Start of PROVIDED DATA

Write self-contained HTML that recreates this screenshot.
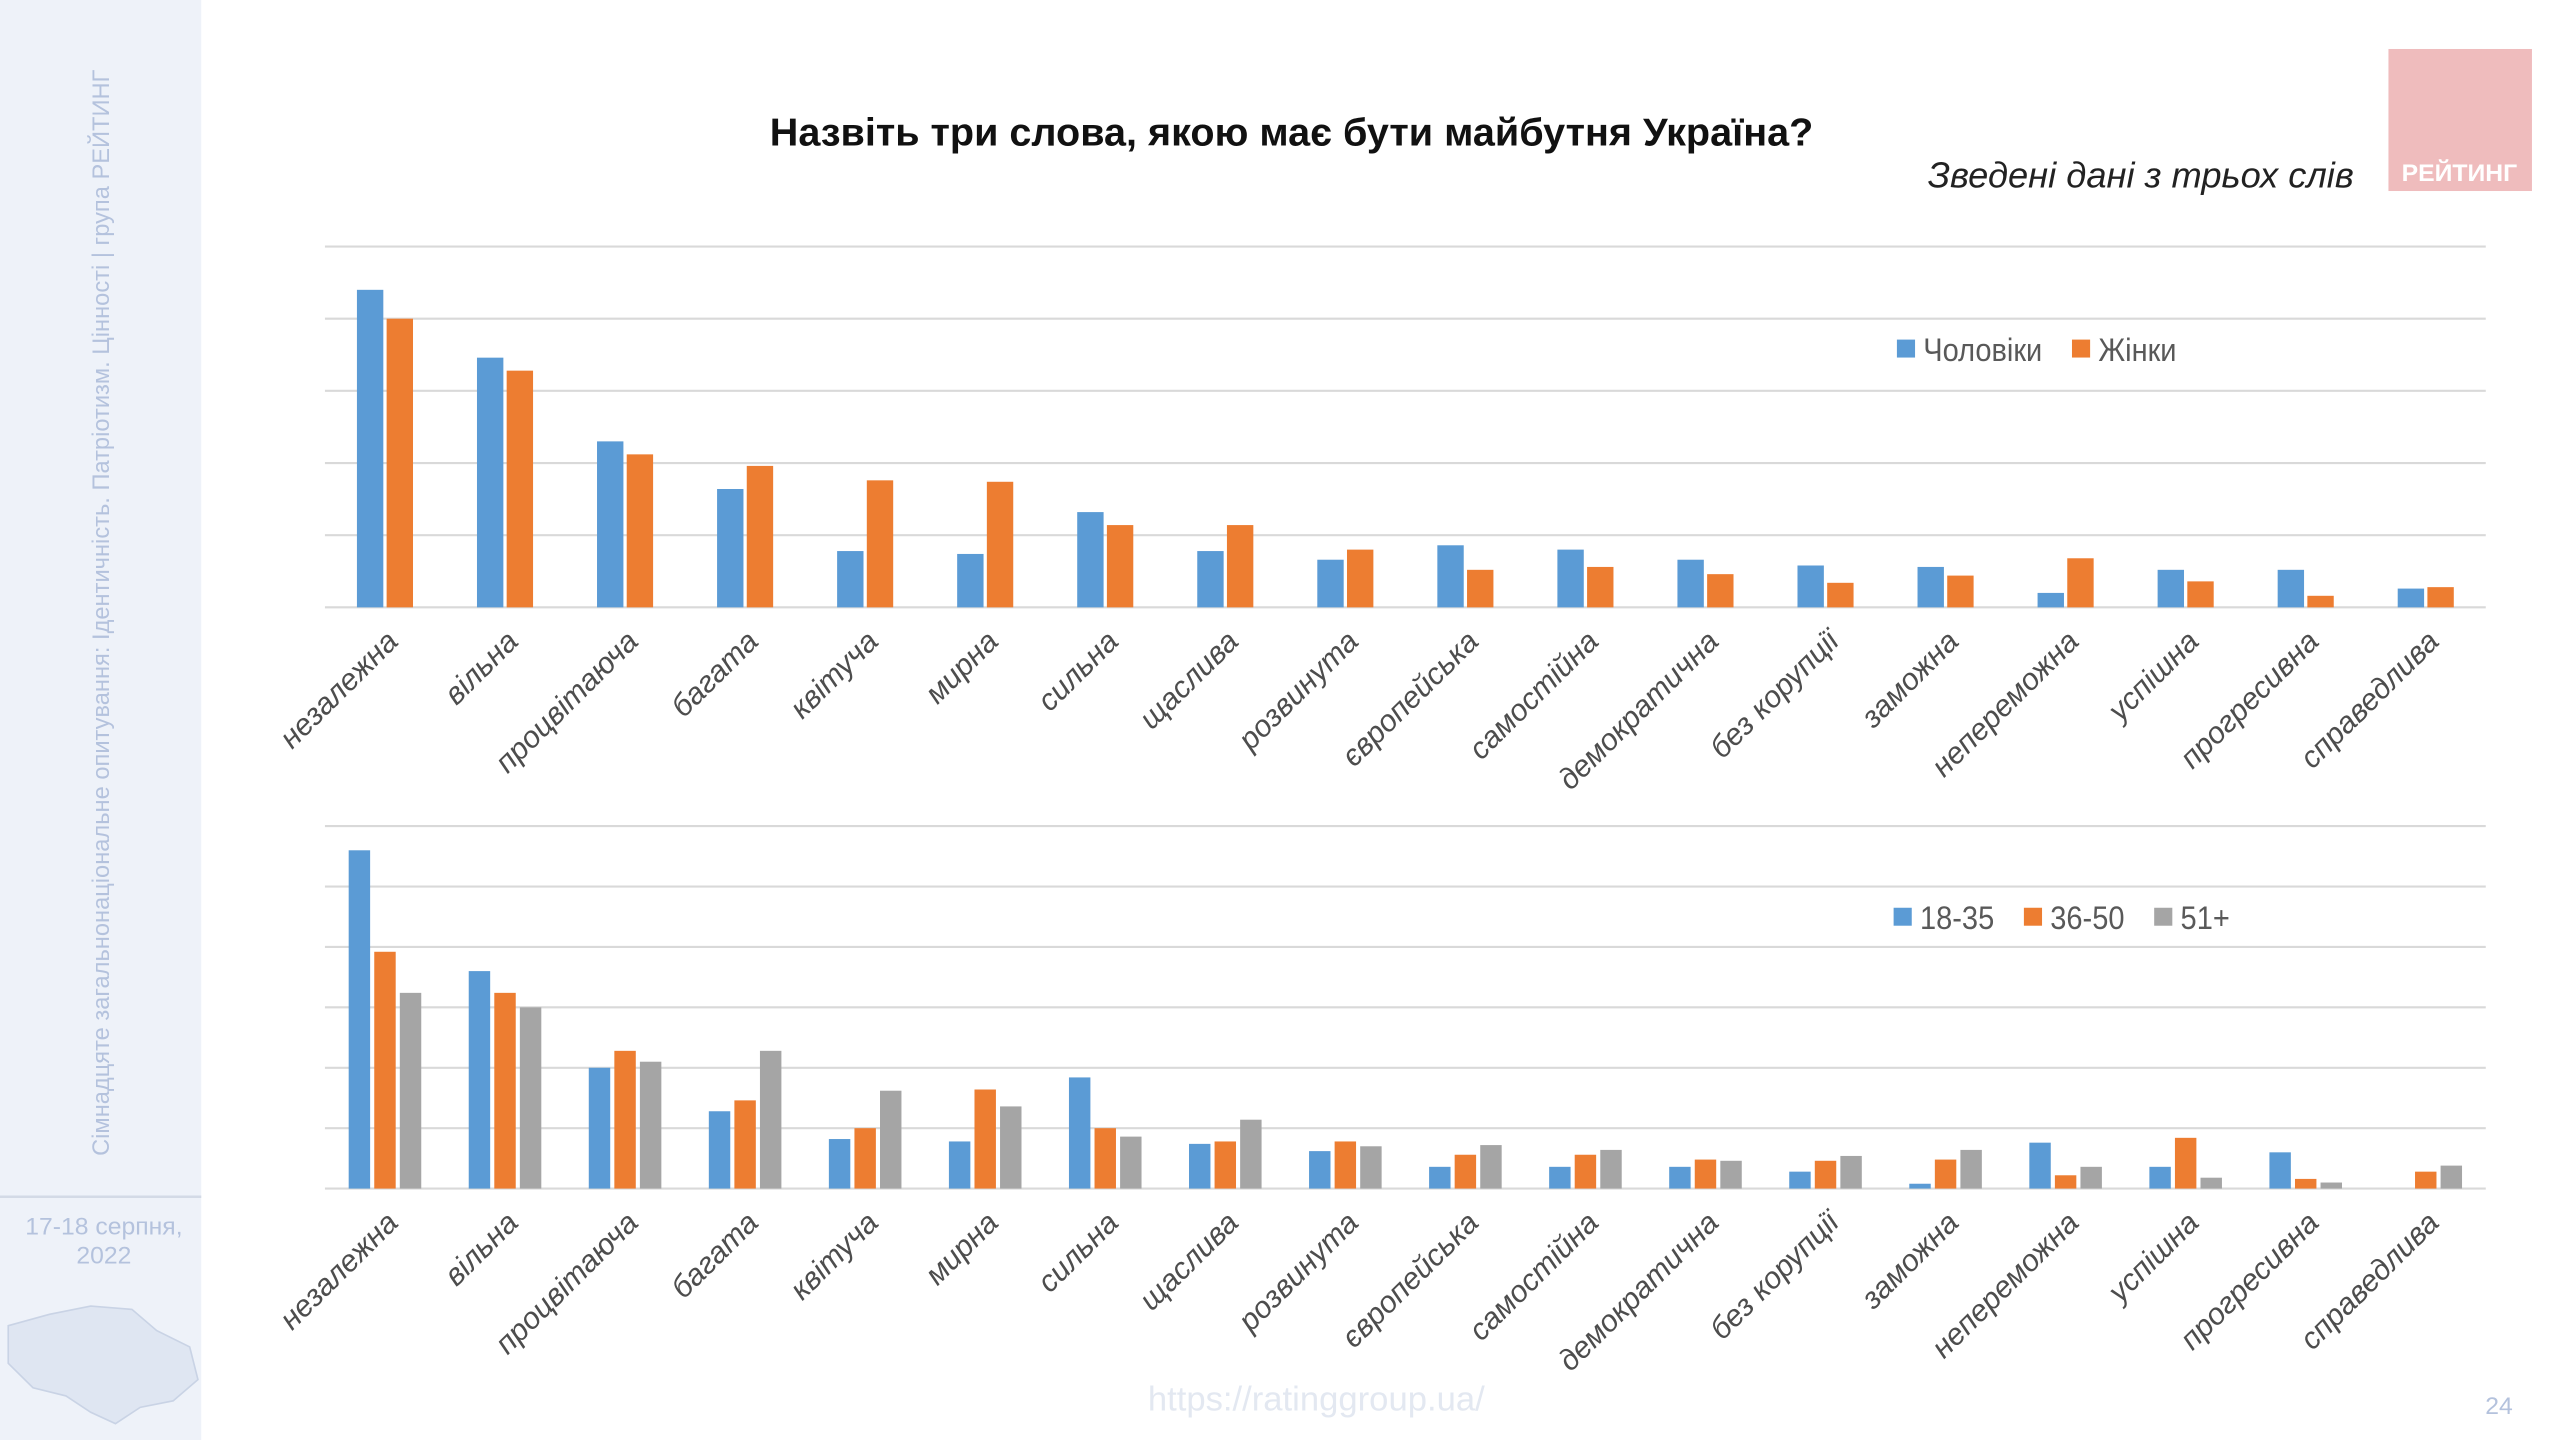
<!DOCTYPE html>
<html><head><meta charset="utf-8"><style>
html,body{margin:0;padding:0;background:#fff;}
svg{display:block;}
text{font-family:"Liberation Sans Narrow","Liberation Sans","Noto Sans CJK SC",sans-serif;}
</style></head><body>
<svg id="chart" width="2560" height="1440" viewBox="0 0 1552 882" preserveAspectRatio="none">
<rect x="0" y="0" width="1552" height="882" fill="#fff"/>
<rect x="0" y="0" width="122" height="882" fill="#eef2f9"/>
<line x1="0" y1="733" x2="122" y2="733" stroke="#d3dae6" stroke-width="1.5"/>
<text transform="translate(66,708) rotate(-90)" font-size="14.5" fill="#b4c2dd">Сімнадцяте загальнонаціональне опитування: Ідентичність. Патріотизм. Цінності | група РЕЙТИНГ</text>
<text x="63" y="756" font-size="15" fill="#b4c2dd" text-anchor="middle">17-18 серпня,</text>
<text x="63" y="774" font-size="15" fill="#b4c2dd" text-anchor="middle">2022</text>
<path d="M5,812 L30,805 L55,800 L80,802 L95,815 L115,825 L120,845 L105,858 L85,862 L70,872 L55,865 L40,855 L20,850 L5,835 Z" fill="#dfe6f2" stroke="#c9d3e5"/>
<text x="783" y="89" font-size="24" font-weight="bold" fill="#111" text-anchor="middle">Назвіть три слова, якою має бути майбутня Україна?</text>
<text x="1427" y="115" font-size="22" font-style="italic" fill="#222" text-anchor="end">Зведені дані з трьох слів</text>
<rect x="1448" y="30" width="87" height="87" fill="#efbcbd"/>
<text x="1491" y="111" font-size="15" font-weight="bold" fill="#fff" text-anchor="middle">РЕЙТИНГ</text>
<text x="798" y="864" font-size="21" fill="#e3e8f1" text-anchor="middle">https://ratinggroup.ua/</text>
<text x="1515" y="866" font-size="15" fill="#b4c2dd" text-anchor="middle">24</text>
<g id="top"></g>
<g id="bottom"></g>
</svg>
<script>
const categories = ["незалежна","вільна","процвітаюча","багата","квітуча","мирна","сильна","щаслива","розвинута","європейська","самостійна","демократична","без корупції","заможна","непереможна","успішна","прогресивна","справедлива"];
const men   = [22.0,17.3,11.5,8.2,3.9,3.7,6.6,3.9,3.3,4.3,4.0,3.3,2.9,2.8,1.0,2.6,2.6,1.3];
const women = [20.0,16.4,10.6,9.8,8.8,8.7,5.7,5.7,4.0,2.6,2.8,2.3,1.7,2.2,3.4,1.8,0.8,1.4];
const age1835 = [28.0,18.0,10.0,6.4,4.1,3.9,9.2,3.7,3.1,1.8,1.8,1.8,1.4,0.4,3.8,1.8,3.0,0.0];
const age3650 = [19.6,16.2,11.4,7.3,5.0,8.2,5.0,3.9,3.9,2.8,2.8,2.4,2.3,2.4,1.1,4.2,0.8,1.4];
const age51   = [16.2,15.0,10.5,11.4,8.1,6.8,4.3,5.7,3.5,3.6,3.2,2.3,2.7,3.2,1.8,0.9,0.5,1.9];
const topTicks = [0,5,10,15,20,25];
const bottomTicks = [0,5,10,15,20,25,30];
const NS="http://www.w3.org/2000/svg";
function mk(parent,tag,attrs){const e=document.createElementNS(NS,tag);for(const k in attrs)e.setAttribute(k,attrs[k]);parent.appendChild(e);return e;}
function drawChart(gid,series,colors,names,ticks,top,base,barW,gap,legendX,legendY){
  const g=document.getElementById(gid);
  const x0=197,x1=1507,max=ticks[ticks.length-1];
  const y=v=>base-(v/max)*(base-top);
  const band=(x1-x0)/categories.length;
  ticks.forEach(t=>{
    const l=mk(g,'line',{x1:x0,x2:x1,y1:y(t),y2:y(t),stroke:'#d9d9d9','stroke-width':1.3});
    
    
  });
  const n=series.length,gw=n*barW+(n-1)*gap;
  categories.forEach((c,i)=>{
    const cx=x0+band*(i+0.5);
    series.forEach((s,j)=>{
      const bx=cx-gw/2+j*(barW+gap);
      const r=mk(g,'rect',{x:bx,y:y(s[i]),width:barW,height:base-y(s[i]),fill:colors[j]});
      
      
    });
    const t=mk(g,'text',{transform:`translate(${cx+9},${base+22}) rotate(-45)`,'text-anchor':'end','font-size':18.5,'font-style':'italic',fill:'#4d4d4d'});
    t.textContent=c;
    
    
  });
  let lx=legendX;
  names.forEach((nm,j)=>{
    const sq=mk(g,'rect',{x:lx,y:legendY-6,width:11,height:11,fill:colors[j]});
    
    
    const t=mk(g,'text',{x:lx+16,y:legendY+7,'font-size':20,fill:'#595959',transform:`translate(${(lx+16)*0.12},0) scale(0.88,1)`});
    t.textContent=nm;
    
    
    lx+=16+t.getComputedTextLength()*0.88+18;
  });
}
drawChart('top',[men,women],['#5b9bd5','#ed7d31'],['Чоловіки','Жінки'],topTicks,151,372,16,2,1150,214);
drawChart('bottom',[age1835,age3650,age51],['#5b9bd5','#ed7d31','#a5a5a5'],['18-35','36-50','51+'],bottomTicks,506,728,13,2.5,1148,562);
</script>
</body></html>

End of PROVIDED DATA

| THE TASK |
Give the material again exactly as it is, but keep the pictures out.

| WRITTEN REPLY |
Write self-contained HTML that recreates this screenshot.
<!DOCTYPE html>
<html><head><meta charset="utf-8"><style>
html,body{margin:0;padding:0;background:#fff;}
svg{display:block;}
text{font-family:"Liberation Sans Narrow","Liberation Sans","Noto Sans CJK SC",sans-serif;}
</style></head><body>
<svg id="chart" width="2560" height="1440" viewBox="0 0 1552 882" preserveAspectRatio="none">
<rect x="0" y="0" width="1552" height="882" fill="#fff"/>
<rect x="0" y="0" width="122" height="882" fill="#eef2f9"/>
<line x1="0" y1="733" x2="122" y2="733" stroke="#d3dae6" stroke-width="1.5"/>
<text transform="translate(66,708) rotate(-90)" font-size="14.5" fill="#b4c2dd">Сімнадцяте загальнонаціональне опитування: Ідентичність. Патріотизм. Цінності | група РЕЙТИНГ</text>
<text x="63" y="756" font-size="15" fill="#b4c2dd" text-anchor="middle">17-18 серпня,</text>
<text x="63" y="774" font-size="15" fill="#b4c2dd" text-anchor="middle">2022</text>
<path d="M5,812 L30,805 L55,800 L80,802 L95,815 L115,825 L120,845 L105,858 L85,862 L70,872 L55,865 L40,855 L20,850 L5,835 Z" fill="#dfe6f2" stroke="#c9d3e5"/>
<text x="783" y="89" font-size="24" font-weight="bold" fill="#111" text-anchor="middle">Назвіть три слова, якою має бути майбутня Україна?</text>
<text x="1427" y="115" font-size="22" font-style="italic" fill="#222" text-anchor="end">Зведені дані з трьох слів</text>
<rect x="1448" y="30" width="87" height="87" fill="#efbcbd"/>
<text x="1491" y="111" font-size="15" font-weight="bold" fill="#fff" text-anchor="middle">РЕЙТИНГ</text>
<text x="798" y="864" font-size="21" fill="#e3e8f1" text-anchor="middle">https://ratinggroup.ua/</text>
<text x="1515" y="866" font-size="15" fill="#b4c2dd" text-anchor="middle">24</text>
<g id="top"></g>
<g id="bottom"></g>
</svg>
<script>
const categories = ["незалежна","вільна","процвітаюча","багата","квітуча","мирна","сильна","щаслива","розвинута","європейська","самостійна","демократична","без корупції","заможна","непереможна","успішна","прогресивна","справедлива"];
const men   = [22.0,17.3,11.5,8.2,3.9,3.7,6.6,3.9,3.3,4.3,4.0,3.3,2.9,2.8,1.0,2.6,2.6,1.3];
const women = [20.0,16.4,10.6,9.8,8.8,8.7,5.7,5.7,4.0,2.6,2.8,2.3,1.7,2.2,3.4,1.8,0.8,1.4];
const age1835 = [28.0,18.0,10.0,6.4,4.1,3.9,9.2,3.7,3.1,1.8,1.8,1.8,1.4,0.4,3.8,1.8,3.0,0.0];
const age3650 = [19.6,16.2,11.4,7.3,5.0,8.2,5.0,3.9,3.9,2.8,2.8,2.4,2.3,2.4,1.1,4.2,0.8,1.4];
const age51   = [16.2,15.0,10.5,11.4,8.1,6.8,4.3,5.7,3.5,3.6,3.2,2.3,2.7,3.2,1.8,0.9,0.5,1.9];
const topTicks = [0,5,10,15,20,25];
const bottomTicks = [0,5,10,15,20,25,30];
const NS="http://www.w3.org/2000/svg";
function mk(parent,tag,attrs){const e=document.createElementNS(NS,tag);for(const k in attrs)e.setAttribute(k,attrs[k]);parent.appendChild(e);return e;}
function drawChart(gid,series,colors,names,ticks,top,base,barW,gap,legendX,legendY){
  const g=document.getElementById(gid);
  const x0=197,x1=1507,max=ticks[ticks.length-1];
  const y=v=>base-(v/max)*(base-top);
  const band=(x1-x0)/categories.length;
  ticks.forEach(t=>{
    const l=mk(g,'line',{x1:x0,x2:x1,y1:y(t),y2:y(t),stroke:'#d9d9d9','stroke-width':1.3});
    
    
  });
  const n=series.length,gw=n*barW+(n-1)*gap;
  categories.forEach((c,i)=>{
    const cx=x0+band*(i+0.5);
    series.forEach((s,j)=>{
      const bx=cx-gw/2+j*(barW+gap);
      const r=mk(g,'rect',{x:bx,y:y(s[i]),width:barW,height:base-y(s[i]),fill:colors[j]});
      
      
    });
    const t=mk(g,'text',{transform:`translate(${cx+9},${base+22}) rotate(-45)`,'text-anchor':'end','font-size':18.5,'font-style':'italic',fill:'#4d4d4d'});
    t.textContent=c;
    
    
  });
  let lx=legendX;
  names.forEach((nm,j)=>{
    const sq=mk(g,'rect',{x:lx,y:legendY-6,width:11,height:11,fill:colors[j]});
    
    
    const t=mk(g,'text',{x:lx+16,y:legendY+7,'font-size':20,fill:'#595959',transform:`translate(${(lx+16)*0.12},0) scale(0.88,1)`});
    t.textContent=nm;
    
    
    lx+=16+t.getComputedTextLength()*0.88+18;
  });
}
drawChart('top',[men,women],['#5b9bd5','#ed7d31'],['Чоловіки','Жінки'],topTicks,151,372,16,2,1150,214);
drawChart('bottom',[age1835,age3650,age51],['#5b9bd5','#ed7d31','#a5a5a5'],['18-35','36-50','51+'],bottomTicks,506,728,13,2.5,1148,562);
</script>
</body></html>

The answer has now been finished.